Mainz. Trotz des sinkenden Interesses an der Kredit- und Medienaffäre von Bundespräsident Christian Wulff befürwortet die Hälfte der Deutschen den Rücktritt des Staatsoberhaupts. Das geht aus dem ZDF-Politbarometer hervor. Anders als bei der letzten Umfrage, bei der sich 50 Prozent gegen einen Rücktritt Wulffs aussprachen und 44 Prozent dafür, sind jetzt mit 50 Prozent mehr Befragte für einen Rücktritt als für seinen Verbleib im Amt (45 Prozent). 75 Prozent der Befragten glauben, dass Wulff als Bundespräsident dauerhaft beschädigt ist.

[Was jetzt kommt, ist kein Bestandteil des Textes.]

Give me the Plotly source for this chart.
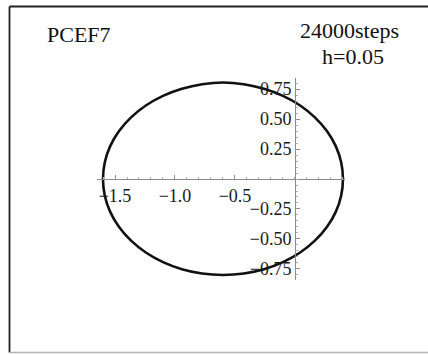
import plotly.graph_objects as go

# Phase-plane orbit (x, y) traced by the PCEF7 integrator
orbit_x = [0.400, 0.385, 0.340, 0.266, 0.166, 0.043, -0.100, -0.258, -0.426,
           -0.600, -0.774, -0.942, -1.100, -1.243, -1.366, -1.466, -1.540, -1.585,
           -1.600, -1.585, -1.540, -1.466, -1.366, -1.243, -1.100, -0.942, -0.774,
           -0.600, -0.426, -0.258, -0.100, 0.043, 0.166, 0.266, 0.340, 0.385, 0.400]
orbit_y = [0.000, 0.139, 0.274, 0.400, 0.514, 0.613, 0.693, 0.752, 0.790,
           0.805, 0.790, 0.752, 0.693, 0.613, 0.514, 0.400, 0.274, 0.139,
           0.000, -0.139, -0.274, -0.400, -0.514, -0.613, -0.693, -0.752, -0.788,
           -0.800, -0.788, -0.752, -0.693, -0.613, -0.514, -0.400, -0.274, -0.139, 0.000]

x_ticks = [-1.5, -1.0, -0.5]
x_tick_labels = ["\u22121.5", "\u22121.0", "\u22120.5"]
y_ticks = [-0.75, -0.5, -0.25, 0.25, 0.5, 0.75]
y_tick_labels = ["\u22120.75", "\u22120.50", "\u22120.25", "0.25", "0.50", "0.75"]

method_label = "PCEF7"
steps_label = "24000steps"
step_size_label = "h=0.05"

W, H = 428, 355
SERIF = "Liberation Serif, Times New Roman, DejaVu Serif, serif"
AXIS_GREY = "#8c8c8c"


def px_x(p):
    return p / W


def px_y(p):
    return (H - p) / H


fig = go.Figure()
fig.add_trace(go.Scatter(
    x=orbit_x, y=orbit_y, mode="lines",
    line=dict(color="#111111", width=2.6, shape="spline", smoothing=1.0),
    hoverinfo="skip", showlegend=False,
))

axis_common = dict(
    showline=True, linecolor=AXIS_GREY, linewidth=1,
    showgrid=False, zeroline=False, fixedrange=True,
    ticks="inside", ticklen=4, tickwidth=1, tickcolor=AXIS_GREY,
    tickmode="array",
    tickfont=dict(family=SERIF, size=18, color="#1a1a1a"),
    anchor="free",
)

fig.update_layout(
    width=W, height=H,
    margin=dict(l=0, r=0, t=0, b=0),
    paper_bgcolor="white", plot_bgcolor="white",
    xaxis=dict(
        **axis_common,
        domain=[px_x(97), px_x(345)],
        range=[-1.65, 0.417],
        position=px_y(179),
        tickvals=x_ticks, ticktext=x_tick_labels,
        minor=dict(ticks="inside", ticklen=2, tickcolor="#b0b0b0", dtick=0.1, tick0=0),
    ),
    yaxis=dict(
        **axis_common,
        domain=[px_y(280), px_y(78)],
        range=[-0.842, 0.842],
        position=px_x(295),
        side="left",
        tickvals=y_ticks, ticktext=y_tick_labels,
        minor=dict(ticks="inside", ticklen=2, tickcolor="#b0b0b0", dtick=0.05, tick0=0),
    ),
    annotations=[
        dict(text=method_label, xref="paper", yref="paper", x=px_x(45), y=px_y(34.5),
             xanchor="left", yanchor="middle", showarrow=False,
             font=dict(family=SERIF, size=22, color="#111111")),
        dict(text=steps_label, xref="paper", yref="paper", x=px_x(349), y=px_y(31),
             xanchor="center", yanchor="middle", showarrow=False,
             font=dict(family=SERIF, size=22, color="#111111")),
        dict(text=step_size_label, xref="paper", yref="paper", x=px_x(353), y=px_y(56.5),
             xanchor="center", yanchor="middle", showarrow=False,
             font=dict(family=SERIF, size=22, color="#111111")),
    ],
    shapes=[
        dict(type="line", xref="paper", yref="paper",
             x0=px_x(9.5), x1=1.0, y0=px_y(6.5), y1=px_y(6.5),
             line=dict(color="#222222", width=1.8)),
        dict(type="line", xref="paper", yref="paper",
             x0=px_x(9.5), x1=px_x(9.5), y0=px_y(6.5), y1=px_y(352.5),
             line=dict(color="#222222", width=1.8)),
        dict(type="line", xref="paper", yref="paper",
             x0=px_x(9.5), x1=1.0, y0=px_y(352.5), y1=px_y(352.5),
             line=dict(color="#b5b5b5", width=1.5)),
    ],
)

fig.write_html("out.html")
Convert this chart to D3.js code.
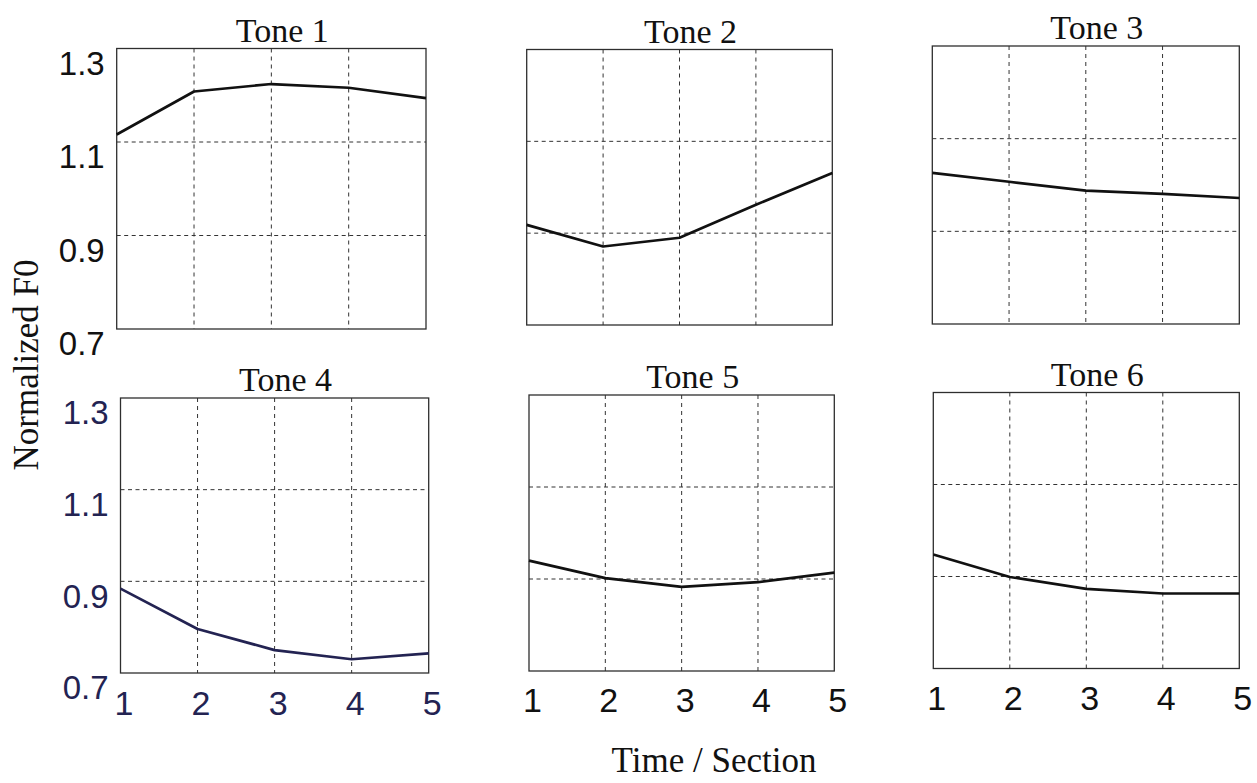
<!DOCTYPE html>
<html>
<head>
<meta charset="utf-8">
<script src="https://cdn.jsdelivr.net/npm/d3@7"></script>
<style>
  html, body { margin: 0; padding: 0; background: #ffffff; }
  svg { display: block; }
</style>
</head>
<body>
<svg id="chart" width="1257" height="783"></svg>
<script>
// Normalized F0 contours, five time sections per tone
const sections = [1, 2, 3, 4, 5];
const toneNames = ["Tone 1", "Tone 2", "Tone 3", "Tone 4", "Tone 5", "Tone 6"];
const tone1 = [1.116, 1.208, 1.224, 1.216, 1.194];
const tone2 = [0.918, 0.871, 0.890, 0.962, 1.031];
const tone3 = [1.026, 1.007, 0.988, 0.981, 0.972];
const tone4 = [0.884, 0.796, 0.750, 0.730, 0.743];
const tone5 = [0.940, 0.902, 0.883, 0.893, 0.914];
const tone6 = [0.948, 0.899, 0.873, 0.863, 0.863];
const yTickValues = [0.7, 0.9, 1.1, 1.3];
const yTickLabels = ["0.7", "0.9", "1.1", "1.3"];
const yGridValues = [0.9, 1.1];
const xGridValues = [2, 3, 4];
const yDomain = [0.7, 1.3];
const xLabelText = "Time / Section";
const yLabelText = "Normalized F0";

const toneSeries = [tone1, tone2, tone3, tone4, tone5, tone6];

// Panel frames (left, right, top, bottom) for the 2 x 3 grid
const frames = [
  { x0: 116.7, x1: 426.0, y0: 48.5, y1: 329.0, ink: "#111111" },
  { x0: 526.7, x1: 832.3, y0: 49.5, y1: 325.0, ink: "#111111" },
  { x0: 932.3, x1: 1239.3, y0: 46.0, y1: 324.0, ink: "#111111" },
  { x0: 120.5, x1: 428.7, y0: 398.0, y1: 673.0, ink: "#232352" },
  { x0: 529.0, x1: 834.3, y0: 395.0, y1: 671.0, ink: "#111111" },
  { x0: 933.3, x1: 1239.3, y0: 392.5, y1: 668.5, ink: "#111111" }
];

const svg = d3.select("#chart");
svg.append("rect").attr("width", 1257).attr("height", 783).attr("fill", "#ffffff");

const serif = "'Liberation Serif', 'Times New Roman', serif";
const sans = "'Liberation Sans', Arial, Helvetica, sans-serif";

toneSeries.forEach((vals, i) => {
  const f = frames[i];
  const col = i % 3;
  const row = Math.floor(i / 3);
  const x = d3.scaleLinear().domain([sections[0], sections[sections.length - 1]]).range([f.x0, f.x1]);
  const y = d3.scaleLinear().domain(yDomain).range([f.y1, f.y0]);
  const g = svg.append("g");

  // dashed grid
  g.selectAll("line.hgrid").data(yGridValues).join("line")
    .attr("x1", f.x0).attr("x2", f.x1)
    .attr("y1", d => y(d)).attr("y2", d => y(d))
    .attr("stroke", "#333").attr("stroke-width", 1)
    .attr("stroke-dasharray", "4,3.5");
  g.selectAll("line.vgrid").data(xGridValues).join("line")
    .attr("x1", d => x(d)).attr("x2", d => x(d))
    .attr("y1", f.y0).attr("y2", f.y1)
    .attr("stroke", "#333").attr("stroke-width", 1)
    .attr("stroke-dasharray", "4,4");

  // frame
  g.append("rect")
    .attr("x", f.x0).attr("y", f.y0)
    .attr("width", f.x1 - f.x0).attr("height", f.y1 - f.y0)
    .attr("fill", "none").attr("stroke", "#2e2e2e").attr("stroke-width", 1.3);

  // contour
  const line = d3.line().x((d, k) => x(sections[k])).y(d => y(d));
  g.append("path").datum(vals)
    .attr("d", line)
    .attr("fill", "none")
    .attr("stroke", f.ink)
    .attr("stroke-width", 2.7)
    .attr("stroke-linejoin", "round");

  // title
  g.append("text")
    .attr("x", (f.x0 + f.x1) / 2 + 11)
    .attr("y", f.y0 - 7)
    .attr("text-anchor", "middle")
    .attr("font-family", serif)
    .attr("font-size", 34)
    .attr("fill", "#111")
    .text(toneNames[i]);

  // y tick labels on the left column
  if (col === 0) {
    const ax = g.append("g")
      .attr("transform", `translate(${f.x0},0)`)
      .call(d3.axisLeft(y).tickValues(yTickValues)
        .tickFormat((d, k) => yTickLabels[k]).tickSize(0).tickPadding(12));
    ax.select(".domain").remove();
    ax.selectAll("text")
      .attr("dy", "0.78em")
      .attr("font-family", sans)
      .attr("font-size", 33)
      .attr("fill", f.ink);
  }

  // x tick labels on the bottom row
  if (row === 1) {
    const ax = g.append("g")
      .attr("transform", `translate(0,${f.y1})`)
      .call(d3.axisBottom(x).tickValues(sections).tickFormat(d3.format("d"))
        .tickSize(0).tickPadding(i === 3 ? 18 : 17));
    ax.select(".domain").remove();
    ax.selectAll("text")
      .attr("dx", 3)
      .attr("font-family", sans)
      .attr("font-size", 34)
      .attr("fill", f.ink);
  }
});

// shared axis titles
svg.append("text")
  .attr("x", 714).attr("y", 772)
  .attr("text-anchor", "middle")
  .attr("font-family", serif)
  .attr("font-size", 35)
  .attr("fill", "#111")
  .text(xLabelText);

svg.append("text")
  .attr("transform", "translate(38,365) rotate(-90)")
  .attr("text-anchor", "middle")
  .attr("font-family", serif)
  .attr("font-size", 35)
  .attr("fill", "#111")
  .text(yLabelText);
</script>
</body>
</html>
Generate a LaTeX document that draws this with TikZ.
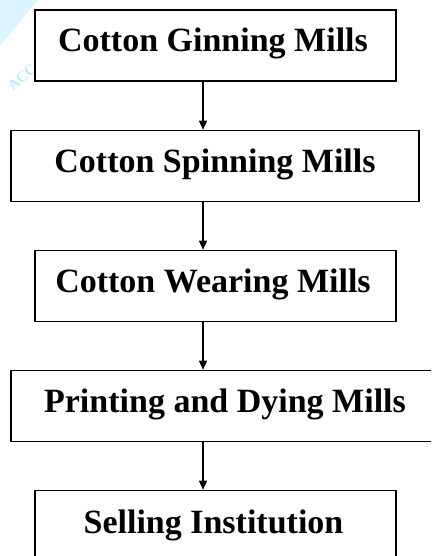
\documentclass[tikz,border=0pt]{standalone}
\usepackage{fontspec}
\setmainfont{Liberation Serif}
\usetikzlibrary{arrows.meta}
\begin{document}
\begin{tikzpicture}[x=1pt,y=-1pt,
  stagebox/.style={draw=black,line width=1.6pt,fill=white,minimum height=71pt,inner sep=0pt},
  stagetext/.style={anchor=base,font=\fontsize{34}{40}\bfseries\selectfont,inner sep=0pt},
  flowarrow/.style={line width=1.3pt,-{Triangle[width=8pt,length=9pt]}}]
\useasboundingbox (0,0) rectangle (431,556);
\clip (0,0) rectangle (431,556);
% faint watermark
\fill[blue!30!cyan!14] (0,46) -- (0,0) -- (38,0) -- cycle;
\node[rotate=42,text=blue!30!cyan!28,font=\fontsize{15}{17}\bfseries\selectfont] (wm) at (22,77) {ACC};
% boxes
\node[stagebox,minimum width=361pt] (b1) at (215.5,45.5) {};
\node[stagebox,minimum width=408pt] (b2) at (215,166) {};
\node[stagebox,minimum width=361pt] (b3) at (215.5,286) {};
\node[stagebox,minimum width=430pt] (b4) at (226,406) {};
\node[stagebox,minimum width=361pt] (b5) at (215.5,526) {};
% texts
\node[stagetext] (t1) at (213,52) {Cotton Ginning Mills};
\node[stagetext] (t2) at (215,172) {Cotton Spinning Mills};
\node[stagetext] (t3) at (213,292) {Cotton Wearing Mills};
\node[stagetext] (t4) at (225,412) {Printing and Dying Mills};
\node[stagetext] (t5) at (213.5,533) {Selling Institution};
% arrows
\coordinate (ax) at (203,0);
\draw[flowarrow] (b1.south -| ax) -- (b2.north -| ax);
\draw[flowarrow] (b2.south -| ax) -- (b3.north -| ax);
\draw[flowarrow] (b3.south -| ax) -- (b4.north -| ax);
\draw[flowarrow] (b4.south -| ax) -- (b5.north -| ax);
\end{tikzpicture}
\end{document}
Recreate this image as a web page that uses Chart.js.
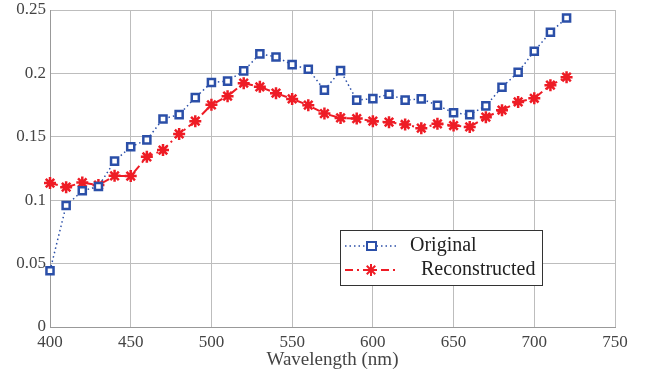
<!DOCTYPE html>
<html>
<head>
<meta charset="utf-8">
<script src="https://cdn.jsdelivr.net/npm/chart.js@4/dist/chart.umd.min.js"></script>
<style>
  html, body { margin: 0; padding: 0; background: #fff; }
  #wrap { width: 655px; height: 375px; position: relative; }
</style>
</head>
<body>
<div id="wrap"><canvas id="c" width="655" height="375"></canvas></div>
<script>
const wavelengths = [400,410,420,430,440,450,460,470,480,490,500,510,520,530,540,550,560,570,580,590,600,610,620,630,640,650,660,670,680,690,700,710,720];
const original = [0.0444,0.0958,0.1074,0.1108,0.1308,0.1421,0.1476,0.1641,0.1675,0.1809,0.1928,0.1939,0.2020,0.2154,0.2130,0.2069,0.2033,0.1868,0.2022,0.1789,0.1801,0.1836,0.1789,0.1799,0.1749,0.1689,0.1675,0.1744,0.1891,0.2009,0.2175,0.2325,0.2437];
const reconstructed = [0.1135,0.1103,0.1139,0.1119,0.1192,0.1190,0.1342,0.1395,0.1523,0.1623,0.1752,0.1820,0.1923,0.1894,0.1844,0.1799,0.1749,0.1683,0.1649,0.1644,0.1623,0.1615,0.1597,0.1568,0.1602,0.1589,0.1578,0.1655,0.1710,0.1775,0.1804,0.1907,0.1970];
const xTicks = [400,450,500,550,600,650,700,750];
const yTicks = [0,0.05,0.1,0.15,0.2,0.25];
const seriesNames = ['Original','Reconstructed'];
const xTitle = 'Wavelength (nm)';

const BLUE = '#2b4fa8';
const RED = '#ee1c25';
const FONT = '"Liberation Serif", "Times New Roman", serif';

const legendPlugin = {
  id: 'innerLegend',
  afterDraw(chart) {
    const ctx = chart.ctx;
    const x0 = 340, y0 = 230, w = 202, h = 55;
    ctx.save();
    ctx.fillStyle = '#fff';
    ctx.fillRect(x0, y0, w, h);
    ctx.strokeStyle = '#333';
    ctx.lineWidth = 1;
    ctx.strokeRect(x0 + 0.5, y0 + 0.5, w, h);
    // Original
    let ly = y0 + 16;
    ctx.strokeStyle = BLUE;
    ctx.lineWidth = 1.5;
    ctx.setLineDash([1.5, 3]);
    ctx.beginPath(); ctx.moveTo(x0 + 5, ly); ctx.lineTo(x0 + 57, ly); ctx.stroke();
    ctx.setLineDash([]);
    ctx.fillStyle = '#fff';
    ctx.fillRect(x0 + 27, ly - 4, 9, 8);
    ctx.lineWidth = 2;
    ctx.strokeRect(x0 + 27, ly - 4, 9, 8);
    ctx.fillStyle = '#222';
    ctx.font = '20px ' + FONT;
    ctx.textBaseline = 'middle';
    ctx.textAlign = 'left';
    ctx.fillText(seriesNames[0], x0 + 70, ly);
    // Reconstructed
    ly = y0 + 40;
    ctx.strokeStyle = RED;
    ctx.lineWidth = 2;
    ctx.setLineDash([8, 4, 2, 4]);
    ctx.beginPath(); ctx.moveTo(x0 + 5, ly); ctx.lineTo(x0 + 57, ly); ctx.stroke();
    ctx.setLineDash([]);
    const cx = x0 + 31, r = 6;
    ctx.lineWidth = 2;
    ctx.beginPath();
    for (let k = 0; k < 4; k++) {
      const a = k * Math.PI / 4;
      ctx.moveTo(cx - r * Math.cos(a), ly - r * Math.sin(a));
      ctx.lineTo(cx + r * Math.cos(a), ly + r * Math.sin(a));
    }
    ctx.stroke();
    ctx.fillStyle = '#222';
    ctx.fillText(seriesNames[1], x0 + 81, ly);
    ctx.restore();
  }
};

new Chart(document.getElementById('c'), {
  type: 'line',
  data: {
    datasets: [
      {
        label: seriesNames[0],
        data: wavelengths.map((x, i) => ({x, y: original[i]})),
        borderColor: BLUE,
        borderWidth: 1.5,
        borderDash: [1.5, 3],
        pointStyle: 'rect',
        pointRadius: 5,
        pointBorderWidth: 2.5,
        pointBorderColor: BLUE,
        pointBackgroundColor: '#fff',
        fill: false,
        tension: 0,
        clip: false
      },
      {
        label: seriesNames[1],
        data: wavelengths.map((x, i) => ({x, y: reconstructed[i]})),
        borderColor: RED,
        borderWidth: 2,
        borderDash: [8, 4, 2, 4],
        pointStyle: 'star',
        pointRadius: 6,
        pointBorderWidth: 2.5,
        pointBorderColor: RED,
        pointBackgroundColor: RED,
        fill: false,
        tension: 0,
        clip: false
      }
    ]
  },
  options: {
    responsive: false,
    animation: false,
    layout: { padding: { left: 0, right: 40, top: 10, bottom: 4 } },
    plugins: { legend: { display: false }, tooltip: { enabled: false } },
    scales: {
      x: {
        type: 'linear',
        min: 400, max: 750,
        afterBuildTicks: (s) => { s.ticks = xTicks.map(v => ({value: v})); },
        afterFit: (s) => { s.height = 44; s.paddingLeft = 0; s.paddingRight = 0; },
        ticks: { color: '#444', font: { family: FONT, size: 17 }, padding: 5, maxRotation: 0 },
        grid: { color: '#bdbdbd', lineWidth: 1, drawTicks: false },
        border: { color: '#999' },
        title: { display: true, text: xTitle, color: '#444', font: { family: FONT, size: 19 }, padding: { top: 0, bottom: 0 } }
      },
      y: {
        type: 'linear',
        min: 0, max: 0.25,
        afterBuildTicks: (s) => { s.ticks = yTicks.map(v => ({value: v})); },
        afterFit: (s) => { s.width = 50; s.paddingTop = 0; s.paddingBottom = 0; },
        ticks: { color: '#444', font: { family: FONT, size: 17 }, padding: 4, callback: (v) => String(+v.toFixed(2)) },
        grid: { color: '#bdbdbd', lineWidth: 1, drawTicks: false },
        border: { color: '#999' }
      }
    }
  },
  plugins: [legendPlugin]
});
</script>
</body>
</html>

Unterdessen rechnet die SPD-Fraktion in Niedersachsen noch vor der Landtagswahl im Januar 2013 mit einer Entscheidung über die Klage gegen die damalige von Wulff geführte Landesregierung. Vermutlich Anfang Februar werde die Klage wegen Falschinformation des Parlaments beim Staatsgerichtshof in Bückeburg eingereicht, sagte der SPD-Fraktionsvorsitzende Stefan Schostok. Etwa ein halbes Jahr werde das Gericht für eine Entscheidung brauchen. Derzeit finde noch eine intensive Prüfung der Vorgänge statt, erklärte Schostok. Zudem fehlten noch die genehmigten Protokolle der jüngsten Landtagssitzung.

Der SPD-Fraktionschef hält es weiterhin für unglaubwürdig, dass mit Wulffs Sprecher Olaf Glaeseker nur eine Person an der Organisation des umstrittenen "Nord-Süd-Dialogs" beteiligt gewesen sei. "Herr Wulff war bei allen Veranstaltungen anwesend und hat mit Sicherheit auch mal gefragt, wie das gemacht wurde. Der Versuch, alles auf eine Person abzuwimmeln, mutet ein bisschen lächerlich an." Im Zuge der Ermittlungen gegen Glaeseker will die Landesregierung Anfang der kommenden Woche Akten an die Staatsanwaltschaft übergeben.

Bundespräsident Wulff darf in der Debatte um den Kredit und seine Reaktionen auf die Enthüllungen als "Lügner" bezeichnet werden. Die Äußerung sei in diesem Zusammenhang von der Meinungsfreiheit gedeckt, sagte Oberstaatsanwältin Irene Silinger. Es gebe keinen Anlass für Ermittlungen gegen den Grünen-Fraktionsvorsitzenden Stefan Wenzel, der Wulff in einem Interview einen Lügner nannte.